- _Task to carry out_
Exclude images, then output the remaining data verbatim.

- _Collected data_
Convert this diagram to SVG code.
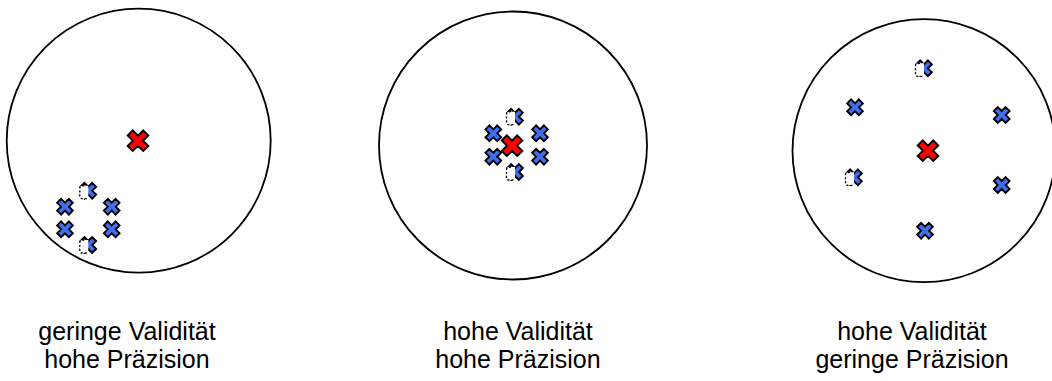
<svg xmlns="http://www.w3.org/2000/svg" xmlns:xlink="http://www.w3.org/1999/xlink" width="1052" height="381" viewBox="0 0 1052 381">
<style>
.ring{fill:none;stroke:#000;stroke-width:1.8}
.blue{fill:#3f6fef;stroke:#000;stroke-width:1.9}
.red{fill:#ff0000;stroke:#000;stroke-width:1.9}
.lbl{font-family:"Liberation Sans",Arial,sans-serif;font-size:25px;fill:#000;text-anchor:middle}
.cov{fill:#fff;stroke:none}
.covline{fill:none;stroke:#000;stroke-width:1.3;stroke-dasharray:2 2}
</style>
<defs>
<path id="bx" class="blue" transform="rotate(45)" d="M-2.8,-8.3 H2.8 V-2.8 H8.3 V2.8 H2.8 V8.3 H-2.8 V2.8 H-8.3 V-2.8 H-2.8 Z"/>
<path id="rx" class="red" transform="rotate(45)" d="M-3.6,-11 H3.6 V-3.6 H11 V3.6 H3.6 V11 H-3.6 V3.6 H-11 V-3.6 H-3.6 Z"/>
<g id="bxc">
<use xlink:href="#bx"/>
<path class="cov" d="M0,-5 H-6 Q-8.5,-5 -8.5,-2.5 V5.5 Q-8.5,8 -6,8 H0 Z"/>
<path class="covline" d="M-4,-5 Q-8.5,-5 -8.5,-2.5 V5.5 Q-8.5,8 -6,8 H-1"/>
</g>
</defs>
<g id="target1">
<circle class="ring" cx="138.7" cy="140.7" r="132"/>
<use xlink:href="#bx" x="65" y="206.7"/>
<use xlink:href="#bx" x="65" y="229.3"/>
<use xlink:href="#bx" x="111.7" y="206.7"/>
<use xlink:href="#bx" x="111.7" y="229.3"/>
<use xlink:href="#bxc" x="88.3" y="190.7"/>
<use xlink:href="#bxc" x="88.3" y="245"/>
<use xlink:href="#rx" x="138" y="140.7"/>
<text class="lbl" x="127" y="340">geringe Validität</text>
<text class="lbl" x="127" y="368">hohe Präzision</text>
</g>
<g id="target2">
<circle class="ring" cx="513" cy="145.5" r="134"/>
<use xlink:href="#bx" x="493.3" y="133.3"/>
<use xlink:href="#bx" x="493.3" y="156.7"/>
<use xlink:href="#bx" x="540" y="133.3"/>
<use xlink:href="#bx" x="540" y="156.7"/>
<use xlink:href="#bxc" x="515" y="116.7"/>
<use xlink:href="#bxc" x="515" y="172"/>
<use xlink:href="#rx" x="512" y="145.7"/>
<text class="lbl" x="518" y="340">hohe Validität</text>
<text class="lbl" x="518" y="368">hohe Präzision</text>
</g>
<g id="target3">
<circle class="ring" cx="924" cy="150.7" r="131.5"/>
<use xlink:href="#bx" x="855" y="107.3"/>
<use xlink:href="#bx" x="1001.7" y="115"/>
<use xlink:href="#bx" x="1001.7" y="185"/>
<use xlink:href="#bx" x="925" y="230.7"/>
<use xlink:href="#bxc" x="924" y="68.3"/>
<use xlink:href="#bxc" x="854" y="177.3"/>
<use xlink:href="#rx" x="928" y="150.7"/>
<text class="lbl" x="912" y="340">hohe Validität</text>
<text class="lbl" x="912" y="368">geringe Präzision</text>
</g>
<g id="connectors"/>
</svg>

- _Task result_
Convert this diagram to SVG code.
<svg xmlns="http://www.w3.org/2000/svg" xmlns:xlink="http://www.w3.org/1999/xlink" width="1052" height="381" viewBox="0 0 1052 381">
<style>
.ring{fill:none;stroke:#000;stroke-width:1.8}
.blue{fill:#3f6fef;stroke:#000;stroke-width:1.9}
.red{fill:#ff0000;stroke:#000;stroke-width:1.9}
.lbl{font-family:"Liberation Sans",Arial,sans-serif;font-size:25px;fill:#000;text-anchor:middle}
.cov{fill:#fff;stroke:none}
.covline{fill:none;stroke:#000;stroke-width:1.3;stroke-dasharray:2 2}
</style>
<defs>
<path id="bx" class="blue" transform="rotate(45)" d="M-2.8,-8.3 H2.8 V-2.8 H8.3 V2.8 H2.8 V8.3 H-2.8 V2.8 H-8.3 V-2.8 H-2.8 Z"/>
<path id="rx" class="red" transform="rotate(45)" d="M-3.6,-11 H3.6 V-3.6 H11 V3.6 H3.6 V11 H-3.6 V3.6 H-11 V-3.6 H-3.6 Z"/>
<g id="bxc">
<use xlink:href="#bx"/>
<path class="cov" d="M0,-5 H-6 Q-8.5,-5 -8.5,-2.5 V5.5 Q-8.5,8 -6,8 H0 Z"/>
<path class="covline" d="M-4,-5 Q-8.5,-5 -8.5,-2.5 V5.5 Q-8.5,8 -6,8 H-1"/>
</g>
</defs>
<g id="target1">
<circle class="ring" cx="138.7" cy="140.7" r="132"/>
<use xlink:href="#bx" x="65" y="206.7"/>
<use xlink:href="#bx" x="65" y="229.3"/>
<use xlink:href="#bx" x="111.7" y="206.7"/>
<use xlink:href="#bx" x="111.7" y="229.3"/>
<use xlink:href="#bxc" x="88.3" y="190.7"/>
<use xlink:href="#bxc" x="88.3" y="245"/>
<use xlink:href="#rx" x="138" y="140.7"/>
<text class="lbl" x="127" y="340">geringe Validität</text>
<text class="lbl" x="127" y="368">hohe Präzision</text>
</g>
<g id="target2">
<circle class="ring" cx="513" cy="145.5" r="134"/>
<use xlink:href="#bx" x="493.3" y="133.3"/>
<use xlink:href="#bx" x="493.3" y="156.7"/>
<use xlink:href="#bx" x="540" y="133.3"/>
<use xlink:href="#bx" x="540" y="156.7"/>
<use xlink:href="#bxc" x="515" y="116.7"/>
<use xlink:href="#bxc" x="515" y="172"/>
<use xlink:href="#rx" x="512" y="145.7"/>
<text class="lbl" x="518" y="340">hohe Validität</text>
<text class="lbl" x="518" y="368">hohe Präzision</text>
</g>
<g id="target3">
<circle class="ring" cx="924" cy="150.7" r="131.5"/>
<use xlink:href="#bx" x="855" y="107.3"/>
<use xlink:href="#bx" x="1001.7" y="115"/>
<use xlink:href="#bx" x="1001.7" y="185"/>
<use xlink:href="#bx" x="925" y="230.7"/>
<use xlink:href="#bxc" x="924" y="68.3"/>
<use xlink:href="#bxc" x="854" y="177.3"/>
<use xlink:href="#rx" x="928" y="150.7"/>
<text class="lbl" x="912" y="340">hohe Validität</text>
<text class="lbl" x="912" y="368">geringe Präzision</text>
</g>
<g id="connectors"/>
</svg>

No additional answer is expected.